A window of normalcy in Washington? Don’t bet on it

Can we look forward to government lurching like Frankenstein to the next ‘brink’ as rhetoric tones down and what passes for a temporary normalcy descends on Washington DC?

“If we have to look forward to incessant bickering over details every few months from the Democrats, let them move to a more stable country like Somalia” said Sarah Palin.

Urged to “go easy on the scare tactics’ Michele Bachmann reminded Republicans to concentrate on the important issues like the ‘end times’ and what they’ll take with them when the ‘rapture’ comes.

After passing the ‘Don’t speak, just sneak’ House Rule 3758 B during an obscure House procedure known as the ‘ooscray ooyay oovmay’, House members no longer have to even acknowledge the other side of the aisle. ‘We know they’re there and we can hear them breathing, but for all intents and purposes they’re dead to us” said Rand Paul R-KY “And guess what, it was our first unanimous vote.”

Tea party leaders used some of their ‘free time’ to open a used car shop in Ames, Iowa. “We’ll get some respect now”, Ted Cruz said. “Jumping off a bridge and Miley Cyrus still polled worse so we haven’t scratched the surface of total disingenuous behavior as yet.

“I’m catching up on some archived Rush Limbaugh shows” mentioned Mitch McConnell, “I may have missed a rant or two and want to stay current.”

“A three day lull could be the last time we’ll have any peace around here” said Harry Reid, D-NV who planned on wearing a bacon costume and scaring any vegans in his home state of Nevada. “I’m looking forward to Halloween.
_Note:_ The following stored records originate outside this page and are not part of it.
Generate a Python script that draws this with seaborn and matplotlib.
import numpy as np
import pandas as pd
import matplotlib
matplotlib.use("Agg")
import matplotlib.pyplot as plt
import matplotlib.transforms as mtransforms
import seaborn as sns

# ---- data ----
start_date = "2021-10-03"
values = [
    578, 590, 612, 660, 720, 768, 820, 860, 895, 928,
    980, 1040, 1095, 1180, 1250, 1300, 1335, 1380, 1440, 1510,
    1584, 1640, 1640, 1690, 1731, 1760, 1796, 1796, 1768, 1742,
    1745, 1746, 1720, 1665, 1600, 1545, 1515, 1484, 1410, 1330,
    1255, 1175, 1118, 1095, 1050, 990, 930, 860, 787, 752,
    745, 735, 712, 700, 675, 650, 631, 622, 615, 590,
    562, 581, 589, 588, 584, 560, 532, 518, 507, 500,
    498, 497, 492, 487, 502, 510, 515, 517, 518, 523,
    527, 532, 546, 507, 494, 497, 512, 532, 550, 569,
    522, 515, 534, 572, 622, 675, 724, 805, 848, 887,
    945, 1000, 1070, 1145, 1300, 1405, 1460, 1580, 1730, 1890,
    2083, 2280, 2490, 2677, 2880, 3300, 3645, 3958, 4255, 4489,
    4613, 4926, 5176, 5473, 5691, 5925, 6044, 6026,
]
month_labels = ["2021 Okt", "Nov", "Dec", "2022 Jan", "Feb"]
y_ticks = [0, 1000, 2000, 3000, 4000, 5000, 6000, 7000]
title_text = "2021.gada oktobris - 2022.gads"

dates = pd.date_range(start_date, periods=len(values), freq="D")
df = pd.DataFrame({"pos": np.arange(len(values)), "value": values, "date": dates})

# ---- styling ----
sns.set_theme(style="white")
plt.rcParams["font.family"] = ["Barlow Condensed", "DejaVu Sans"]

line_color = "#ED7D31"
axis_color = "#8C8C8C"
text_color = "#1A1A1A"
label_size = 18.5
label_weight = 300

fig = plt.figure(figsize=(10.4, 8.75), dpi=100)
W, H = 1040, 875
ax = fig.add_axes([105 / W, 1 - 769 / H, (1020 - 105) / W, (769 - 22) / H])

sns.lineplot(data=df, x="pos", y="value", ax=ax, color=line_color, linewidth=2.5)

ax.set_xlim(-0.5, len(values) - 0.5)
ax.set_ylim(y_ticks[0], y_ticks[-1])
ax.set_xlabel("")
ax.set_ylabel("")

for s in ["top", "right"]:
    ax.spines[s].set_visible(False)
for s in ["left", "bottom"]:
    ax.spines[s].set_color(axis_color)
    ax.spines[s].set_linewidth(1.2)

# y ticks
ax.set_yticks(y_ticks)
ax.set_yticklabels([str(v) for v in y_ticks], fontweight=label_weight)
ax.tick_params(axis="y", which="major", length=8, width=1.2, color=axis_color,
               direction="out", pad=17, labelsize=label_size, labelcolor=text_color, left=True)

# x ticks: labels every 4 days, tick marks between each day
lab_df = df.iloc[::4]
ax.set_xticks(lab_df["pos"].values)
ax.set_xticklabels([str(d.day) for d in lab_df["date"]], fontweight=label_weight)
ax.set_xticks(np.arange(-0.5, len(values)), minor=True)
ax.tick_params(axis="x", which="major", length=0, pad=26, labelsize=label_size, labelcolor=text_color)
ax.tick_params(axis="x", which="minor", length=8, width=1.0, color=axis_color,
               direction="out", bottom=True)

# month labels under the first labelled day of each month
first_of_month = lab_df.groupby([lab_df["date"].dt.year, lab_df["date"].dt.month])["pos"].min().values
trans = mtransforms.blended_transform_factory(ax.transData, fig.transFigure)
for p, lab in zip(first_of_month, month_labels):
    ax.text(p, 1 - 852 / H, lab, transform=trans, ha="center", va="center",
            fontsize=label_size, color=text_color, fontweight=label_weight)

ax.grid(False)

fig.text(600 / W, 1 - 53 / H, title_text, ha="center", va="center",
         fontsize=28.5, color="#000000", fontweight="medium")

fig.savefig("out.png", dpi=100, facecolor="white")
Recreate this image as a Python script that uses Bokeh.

It’s my only chance to have some fun besides sticking it to the right wing.”

“We can look forward to Halloween when kids will want to stand on people’s porches and recite from ‘Green Eggs and Ham’ until they get a treat” Says Senator Marco Rubio R-FL.

Nancy Pelosi released a ‘big surprised eyes’ costume line in time for Halloween. “I want to leave a legacy for the kids besides the many friends I’ve made in the various industries I’ve regulated.

Senate Majority Leader Harry Reid dressed as a slice of bacon for Halloween. "Pork is good!"
Senate Majority Leader Harry Reid dressed as a slice of bacon for Halloween. “Pork is good!”

“I’m still here” said John Boehner, “And by the way, does anyone know where I can get a chicken costume without a left wing?”